I had really just started getting used to the taste of store bought and this is NOTHING like it.

Could it be temp? I only keep the house about 68 at the highest when wer'er home. It's lower during the day and overnight. Do I need to ferment longer? My first batch which also didn't fizz I had let ferment for 2 weeks in the basement.
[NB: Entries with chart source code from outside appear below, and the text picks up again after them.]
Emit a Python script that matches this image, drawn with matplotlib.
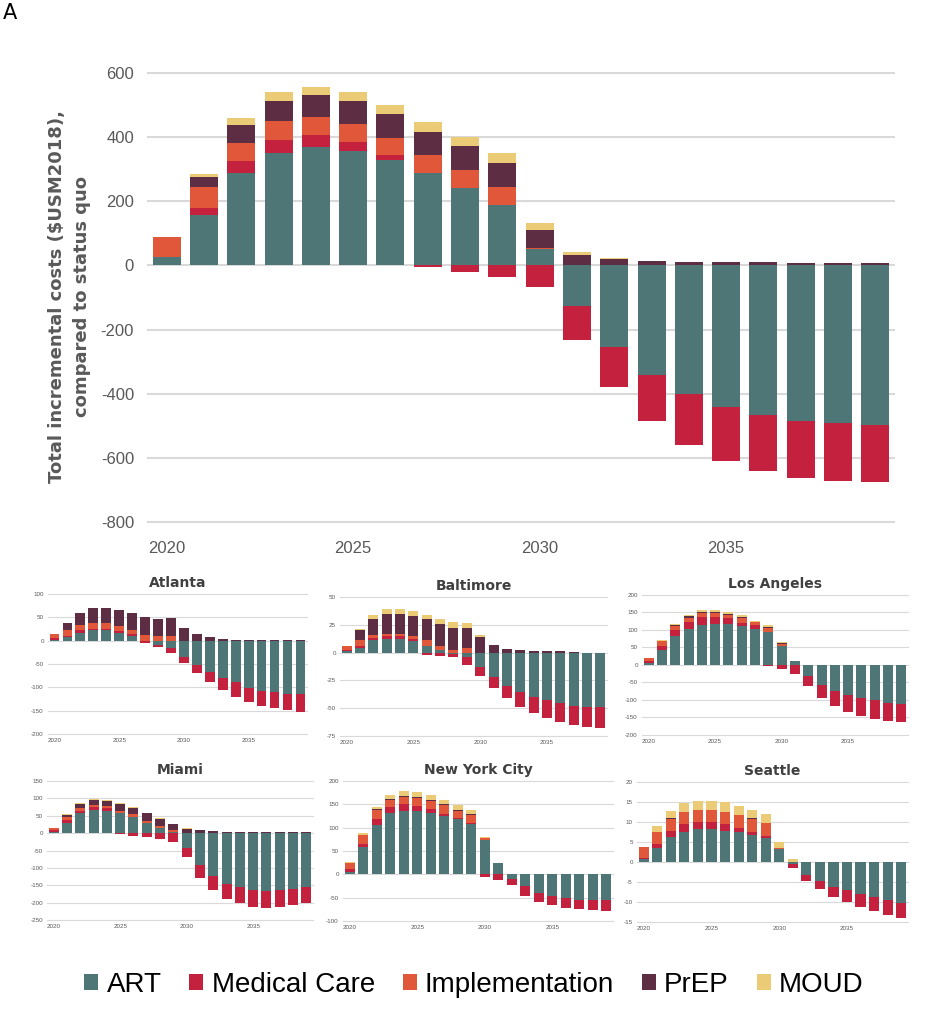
#!/usr/bin/env python3
# -*- coding: utf-8 -*-
"""
Stacked incremental cost bars: national total (A) plus six city panels.
Positive components stack upward from 0, negative ones stack downward.
"""

import matplotlib
matplotlib.use("Agg")
import matplotlib.pyplot as plt
from matplotlib.patches import Patch

plt.rcParams['font.family'] = ['Liberation Sans', 'DejaVu Sans']

YEARS = list(range(2020, 2040))
COMPONENTS = ['ART', 'Medical Care', 'Implementation', 'PrEP', 'MOUD']
COLORS = ['#4f7677', '#c4213f', '#e0573a', '#5c2d43', '#ebcb76']

# Total, all six cities ($M 2018)
total_art = [27, 157, 288, 350, 368, 357, 330, 288, 242, 189, 52, -128, -254, -341, -401, -442, -468, -484, -493, -497]
total_med = [0, 23, 36, 42, 37, 27, 14, -4, -20, -37, -66, -104, -126, -145, -159, -169, -174, -179, -179, -177]
total_impl = [62, 65, 59, 57, 57, 57, 54, 56, 54, 56, 2, 0, 0, 0, 2, 2, 2, 0, 0, 0]
total_prep = [1, 29, 55, 62, 70, 70, 74, 73, 75, 74, 57, 33, 21, 14, 10, 10, 10, 8, 8, 8]
total_moud = [0, 12, 22, 30, 25, 30, 27, 29, 29, 31, 20, 8, 3, 1, 0, 0, 0, 0, 0, 0]

# Atlanta
atl_art = [2, 7, 17, 23, 23, 17, 11, 0, -9, -16, -36, -52, -68, -81, -89, -101, -107, -111, -114, -115]
atl_med = [3, 3, 6, 3, 3, 4, 3, -5, -5, -11, -11, -17, -20, -25, -31, -30, -33, -33, -35, -37]
atl_impl = [9, 13, 11, 11, 11, 10, 9, 12, 9, 10, 0, 0, 0, 0, 0, 0, 0, 0, 0, 0]
atl_prep = [0, 14, 25, 32, 33, 35, 36, 38, 38, 39, 27, 14, 7, 3, 2, 2, 2, 2, 2, 2]
atl_moud = [0] * 20

# Baltimore
bal_art = [1, 4, 11, 12, 12, 10, 6, 2, -1, -4, -13, -22, -30, -35, -40, -43, -45.5, -48, -48.5, -48.5]
bal_med = [1, 2, 2, 3, 3, 2, -2, -3, -3, -7, -8, -10, -11, -13.5, -14.5, -15.7, -17, -17, -18.5, -19.5]
bal_impl = [4, 5, 2.5, 2, 2, 3, 5, 4, 2.5, 4, 0, 0, 0, 0, 0, 0, 0, 0, 0, 0]
bal_prep = [0, 9, 15, 18, 18, 18, 19, 20, 20, 18, 14, 7, 3, 2.4, 1, 1, 1, 0.5, 0, 0]
bal_moud = [0, 1, 3.5, 4, 4, 4, 4, 4, 5, 5, 2, 0, 0, 0, 0, 0, 0, 0, 0, 0]

# Los Angeles
la_art = [6, 42, 83, 102, 115, 118, 118, 112, 103, 93, 55, 11, -32, -56, -74, -85, -94, -101, -108, -111]
la_med = [4, 11, 16, 21, 22, 19, 15, 8, 11, -3, -12, -25, -29, -38, -44, -50, -53, -53, -51, -52]
la_impl = [11, 15, 12, 12, 12, 12, 11, 15, 9, 14, 6, 0, 0, 0, 0, 0, 0, 0, 0, 0]
la_prep = [0, 1, 3, 5, 2, 2, 2, 2, 1, 2, 1, 0, 0, 0, 0, 0, 0, 0, 0, 0]
la_moud = [0, 1, 3, 2, 5, 5, 5, 5, 3, 5, 3, 0, 0, 0, 0, 0, 0, 0, 0, 0]

# Miami
mia_art = [3, 30, 57, 66, 64, 57, 47, 30, 16, 4, -42, -93, -124, -145, -156, -164, -166, -164, -160, -156]
mia_med = [6, 7, 7, 8, 9, -3, -8, -12, -18, -25, -28, -35, -40, -44, -46, -48, -49, -48, -47, -46]
mia_impl = [5, 10, 8, 7, 6, 6, 7, 5.5, 4, 5, 0, 0, 0, 0, 0, 0, 0, 0, 0, 0]
mia_prep = [2, 5, 13, 14, 14, 22, 19, 21.5, 22, 17, 12, 8, 5, 4, 3, 3, 3, 2, 2, 2]
mia_moud = [0, 2, 3, 2, 2, 2, 2, 2, 2, 1, 2, 0, 0, 0, 0, 0, 0, 0, 0, 0]

# New York City
nyc_art = [6, 59, 106, 131, 136, 136, 131, 125, 118, 108, 74, 25, -9, -26, -39, -46, -51, -54, -54, -55]
nyc_med = [5, 7, 12, 13, 14, 11, 9, 4, 3, 3, -6, -12, -14, -20, -20, -20, -22, -21, -22, -24]
nyc_impl = [14, 18, 20, 15, 16, 17, 17, 20, 15, 16, 3, 0, 0, 0, 0, 0, 0, 0, 0, 0]
nyc_prep = [0, 0, 2, 2, 2, 2, 2, 2, 2, 2, 1, 0, 0, 0, 0, 0, 0, 0, 0, 0]
nyc_moud = [2, 4, 5, 9, 11, 10, 10, 8, 11, 9, 3, 0, 0, 0, 0, 0, 0, 0, 0, 0]

# Seattle
sea_art = [0.75, 3.6, 6.25, 7.5, 8.2, 8.2, 7.75, 7.5, 6.7, 6.1, 3.25, -0.6, -3.3, -4.8, -6.25, -7.1, -7.9, -8.75, -9.4, -10.25]
sea_med = [0.35, 0.8, 1.5, 1.9, 1.9, 1.8, 1.65, 1.1, 0.8, 0.3, 0, -0.9, -1.45, -2.0, -2.5, -3.0, -3.4, -3.55, -3.8, -3.75]
sea_impl = [2.65, 3.1, 3.05, 3.0, 2.8, 2.9, 3.0, 3.15, 3.3, 3.35, 0.25, 0, 0, 0, 0, 0, 0, 0, 0, 0]
sea_prep = [0, 0.1, 0.1, 0.1, 0.1, 0.1, 0.1, 0.1, 0.1, 0.1, 0.1, 0.1, 0, 0, 0, 0, 0, 0, 0, 0]
sea_moud = [0, 1.4, 1.8, 2.25, 2.25, 2.25, 2.5, 2.25, 2.2, 2.25, 1.4, 0.7, 0, 0, 0, 0, 0, 0, 0, 0]

MAIN_TICKS = [600, 400, 200, 0, -200, -400, -600, -800]

# (title, series, y ticks, axes rect in figure fraction)
CITIES = [
    ('Atlanta', [atl_art, atl_med, atl_impl, atl_prep, atl_moud],
     [100, 50, 0, -50, -100, -150, -200], [0.0514, 0.2733, 0.2776, 0.1386]),
    ('Baltimore', [bal_art, bal_med, bal_impl, bal_prep, bal_moud],
     [50, 25, 0, -25, -50, -75], [0.3644, 0.2713, 0.2862, 0.1376]),
    ('Los Angeles', [la_art, la_med, la_impl, la_prep, la_moud],
     [200, 150, 100, 50, 0, -50, -100, -150, -200], [0.6881, 0.2723, 0.2851, 0.1386]),
    ('Miami', [mia_art, mia_med, mia_impl, mia_prep, mia_moud],
     [150, 100, 50, 0, -50, -100, -150, -200, -250], [0.0504, 0.0891, 0.2851, 0.1376]),
    ('New York City', [nyc_art, nyc_med, nyc_impl, nyc_prep, nyc_moud],
     [200, 150, 100, 50, 0, -50, -100], [0.3676, 0.0881, 0.2894, 0.1386]),
    ('Seattle', [sea_art, sea_med, sea_impl, sea_prep, sea_moud],
     [20, 15, 10, 5, 0, -5, -10, -15], [0.6827, 0.0871, 0.2905, 0.1386]),
]


def stacked_bars(ax, series, width=0.75):
    """Stack positive values up and negative values down, Excel style"""
    pos = [0.0] * len(YEARS)
    neg = [0.0] * len(YEARS)
    for vals, color in zip(series, COLORS):
        bottoms = []
        for i, v in enumerate(vals):
            if v >= 0:
                bottoms.append(pos[i])
                pos[i] += v
            else:
                bottoms.append(neg[i])
                neg[i] += v
        ax.bar(YEARS, vals, bottom=bottoms, width=width, color=color,
               linewidth=0, zorder=2)


def style_axes(ax, yticks, tick_size, grid_lw, pad):
    """Gridlines only, no spines"""
    ax.set_ylim(min(yticks), max(yticks))
    ax.set_xlim(2019.5, 2039.5)
    ax.set_yticks(yticks)
    ax.set_yticklabels([str(t) for t in yticks])
    ax.set_xticks([2020, 2025, 2030, 2035])
    ax.tick_params(axis='both', length=0, labelsize=tick_size,
                   labelcolor='#595959', pad=pad)
    for spine in ax.spines.values():
        spine.set_visible(False)
    for t in yticks:
        ax.axhline(t, color='#d9d9d9', linewidth=grid_lw, zorder=1, clip_on=False)


fig = plt.figure(figsize=(9.33, 10.10), dpi=100)

# Main panel
ax = fig.add_axes([0.1586, 0.4832, 0.7996, 0.4446])
stacked_bars(ax, [total_art, total_med, total_impl, total_prep, total_moud])
style_axes(ax, MAIN_TICKS, 12, 1.5, 10)
ax.tick_params(axis='x', pad=14)

fig.text(0.075, 0.706, 'Total incremental costs ($USM2018),\ncompared to status quo',
         rotation=90, ha='center', va='center', fontsize=13, fontweight='bold',
         color='#595959', linespacing=1.5, family=['DejaVu Sans'])
fig.text(0.003, 0.997, 'A', ha='left', va='top', fontsize=15,
         family=['DejaVu Sans'])

# City panels
for title, series, yticks, rect in CITIES:
    cax = fig.add_axes(rect)
    stacked_bars(cax, series)
    style_axes(cax, yticks, 4.5, 0.8, 3)
    cax.set_title(title, fontsize=10, fontweight='bold', color='#404040', pad=5,
                  family=['DejaVu Sans'])

handles = [Patch(facecolor=c, edgecolor='none') for c in COLORS]
fig.legend(handles, COMPONENTS, loc='center', bbox_to_anchor=(0.508, 0.025),
           ncol=5, frameon=False, fontsize=20, handlelength=0.5,
           handleheight=0.5, handletextpad=0.3, columnspacing=1.0)

fig.savefig('out.png', dpi=100)
print("[Saved] out.png")
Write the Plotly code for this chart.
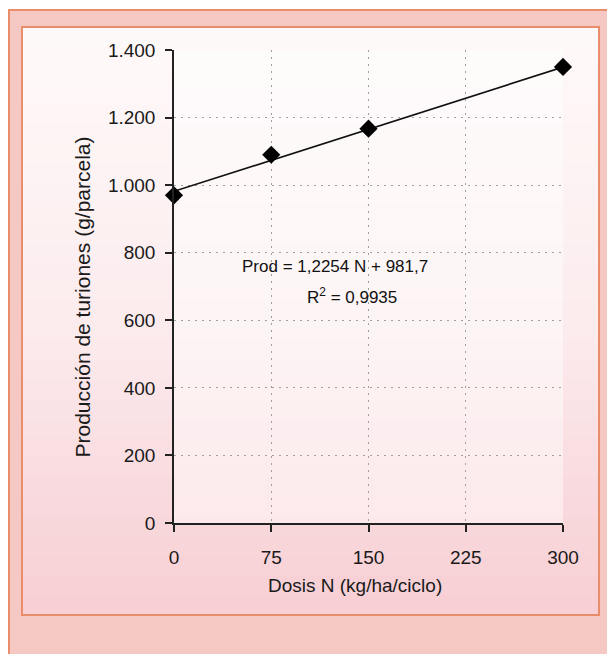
import plotly.graph_objects as go

# Nitrogen dose (kg/ha/cycle) and spear production (g/plot)
dosis = [0, 75, 150, 300]
produccion = [970, 1090, 1167, 1350]

# Fitted linear regression reported on the chart
pendiente = 1.2254
intercepto = 981.7
r2 = 0.9935
recta_x = [0, 300]
recta_y = [intercepto + pendiente * x for x in recta_x]

x_ticks = [0, 75, 150, 225, 300]
y_ticks = [0, 200, 400, 600, 800, 1000, 1200, 1400]

W, H = 607, 654
L, R, T, B = 174, 44, 50, 131
PW, PH = W - L - R, H - T - B


def px(xp):
    return (xp - L) / PW


def py(yp):
    return (H - B - yp) / PH


def rect(x0, y0, x1, y1, fill, line=None, lw=0):
    return dict(type="rect", xref="paper", yref="paper", layer="below",
                x0=px(x0), x1=px(x1), y0=py(y1), y1=py(y0),
                fillcolor=fill,
                line=dict(color=line or "rgba(0,0,0,0)", width=lw))


shapes = []
# salmon outer band of the box
shapes.append(rect(9, 10, 620, 670, "#f6c8c3", "#e98d6b", 2))

# inner panel with a soft vertical white-to-pink gradient
top_c = (254, 249, 249)
mid_c = (252, 236, 238)
bot_c = (247, 207, 212)
y0, y1 = 27, 615
n = 30
for i in range(n):
    t = i / (n - 1)
    if t < 0.5:
        u = t / 0.5
        c = [round(a + (b - a) * u) for a, b in zip(top_c, mid_c)]
    else:
        u = (t - 0.5) / 0.5
        c = [round(a + (b - a) * u) for a, b in zip(mid_c, bot_c)]
    ya = y0 + (y1 - y0) * i / n
    yb = y0 + (y1 - y0) * (i + 1) / n + 1
    shapes.append(rect(22, ya, 599, yb, "rgb(%d,%d,%d)" % tuple(c)))
shapes.append(rect(22, 27, 599, 615, "rgba(0,0,0,0)", "#e98d6b", 2))
# lighter plot area
shapes.append(rect(L, T, W - R, H - B, "rgba(255,255,255,0.45)"))

fig = go.Figure()
fig.add_trace(go.Scatter(
    x=recta_x, y=recta_y, mode="lines",
    line=dict(color="#111111", width=1.6),
    hoverinfo="skip", showlegend=False, cliponaxis=False,
))
fig.add_trace(go.Scatter(
    x=dosis, y=produccion, mode="markers",
    marker=dict(symbol="diamond", size=14, color="#000000"),
    showlegend=False, cliponaxis=False,
))

font_main = "Liberation Sans, Arial, sans-serif"
grid = dict(showgrid=True, gridcolor="#a0a0a0", griddash="2px,5px",
            gridwidth=1.2)

fig.update_layout(
    width=W, height=H,
    margin=dict(l=L, r=R, t=T, b=B, pad=0),
    paper_bgcolor="#ffffff",
    plot_bgcolor="rgba(0,0,0,0)",
    separators=",.",
    font=dict(family=font_main, size=19, color="#1a1a1a"),
    shapes=shapes,
    xaxis=dict(
        range=[0, 300], tickvals=x_ticks, ticks="outside", ticklen=7,
        tickcolor="#222222", tickwidth=1.5,
        showline=True, linecolor="#222222", linewidth=1.5,
        zeroline=False, ticklabelstandoff=9, **grid,
    ),
    yaxis=dict(
        range=[0, 1400], tickvals=y_ticks, tickformat=",d", ticks="outside",
        ticklen=7, tickcolor="#222222", tickwidth=1.5,
        showline=True, linecolor="#222222", linewidth=1.5,
        zeroline=False, ticklabelstandoff=6, **grid,
    ),
    annotations=[
        dict(text="Dosis N (kg/ha/ciclo)", xref="paper", yref="paper",
             x=px(355), y=py(598), showarrow=False,
             font=dict(size=19, color="#1a1a1a")),
        dict(text="Producción de turiones (g/parcela)", xref="paper",
             yref="paper", x=px(68), y=py(297), showarrow=False,
             textangle=-90, font=dict(size=21, color="#1a1a1a")),
        dict(text="Prod = %s N + %s" % (str(pendiente).replace(".", ","),
                                        str(intercepto).replace(".", ",")),
             xref="paper", yref="paper", x=px(335), y=py(266),
             showarrow=False, font=dict(size=17, color="#111111")),
        dict(text="R<sup>2</sup> = %s" % str(r2).replace(".", ","),
             xref="paper", yref="paper", x=px(352), y=py(296),
             showarrow=False, font=dict(size=17, color="#111111")),
    ],
)

fig.write_html("out.html")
I want to love it, what should I do??

KElly
post #2 of 8
Are you using the plastic tops for the canning jars? Personally I've found that no matter how tight I put it on, it's not air tight and the carbonation won't build. Try using a standard canning jar lid. Once the kombucha culture has been removed, there's no longer a danger of it coming in contact with a metal lid. Another trick is to add some fruit juice, put the air tight cap on and let it sit.
post #3 of 8
The plastic mason jar lids do not create a good seal. Try a different bottle with a tight lid and I bet you'll get some fizz.
post #4 of 8
EZ-Cap bottles do the trick. Plus, depending on your temps, 7 days may not be enough.
We are testing out a 30 day ferment, like GTs.
I already did this by accident. It seems that the vinegar stage is just that. A stage.
Paula
post #5 of 8
Thread Starter 
OK, so I will try using the canning lids instead of the plastic (I was worried about the touching metal thing).

Also, I do plan to flavor it. So I should put juice in while it sits? I thought I would flavor it as we drank it.

Thanks for the tips. I will also ferment longer next time.

Thanks
post #6 of 8
Quote:
Originally Posted by lynchyk View Post
Also, I do plan to flavor it. So I should put juice in while it sits? I thought I would flavor it as we drank it.

Thanks
You'll likely get more fizz if you flavor it and let it sit but either way does work fine
post #7 of 8
What has worked for us is to add fresh fruit slices or chunks when we bottle it.
post #8 of 8
I can't wait for peaches to be back in season. They give an extreme amount of fizz, as in I have had the ceiling sprayed, and if its not opened over a bowl, I will lose half the bottle. Makes champagne seem tame LOL!!
We are going to give Bing cherries a trial as well.